2. The elf uses guns and knives to kill. It's a mean lookin mother too, so it would likely just use its claws and teeth. We were forgetting, of course, that the elves are trained as soldiers, so their use of weapons then is justified.
3. Kirsten, the perfect genetic specimen to give birth to the new world order, has a little brother. Is his grandfather and father the same wheelchair bound Nazi weirdo too? It would explain his tendency to spy on Kirsten in the shower.

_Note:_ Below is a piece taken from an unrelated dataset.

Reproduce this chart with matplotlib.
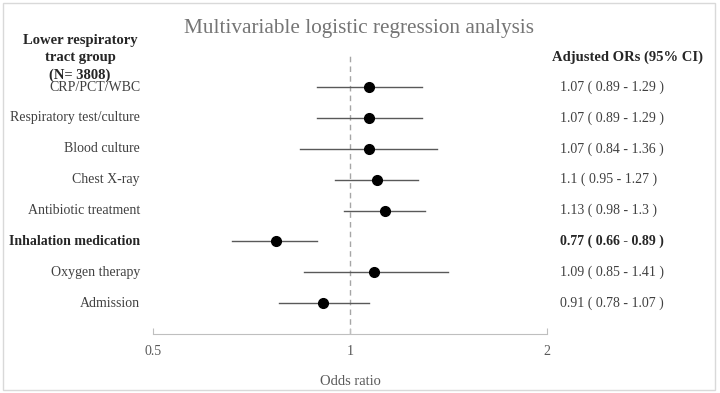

So really, all concerns are alleviated, given the context. Except for:
1. There is no gratuitous nudity.
2. There is no gratuitous sex.
3. There is no reason for there to be a lack of gratuitous nudity and/or sex, given the time period in which this film was made and subject matter this film contains. Lack of these elements = disappointment.
4. There isn't really much 'true meaning of Christmas' bullshit, which is odd (there is a little in the beginning), but it's not really a Christmas movie persay, it's just set while Christmas is going on. Unless of course, you account for the fact that the elf must get his seed inside Kirsten on Christmas Eve at the stroke of midnight.
So the next time you're about to be inseminated by a Nazi elf and he stops raping you to offer you a cockroach to eat before eating it himself, stop and think about the true meaning of Christmas, would you?
*There's a guy that comes in my restaurant who we call Grizzly Adams. He looks just like him, except his hair isn't as perfectly coiffed, it's more frizzled. He comes in and gets a filet mignon cooked well and drinks an entire carafe of chianti at like 11 in the morning! He's pretty nice, but he'll sit at your table for like two hours, drinking and reading at the height of lunch rush and then leave like two bucks on a twenty-something check. And he says, Appreciate it, appreciate it every time you bring him anything. I don't think he's ever had to defend the world from the nazi elf invasion, though.
**Mrs. Claus comes in to find Santa's body all murdered and shit and his coke laid out in nice lines on the table. She doesn't take his coke and leaves it for the police to just lock away in evidence. Come on now, Mrs. Claus. You could have sold that coke to kids coming through Santa's magical village, or at the very least, used it to party with yourself later.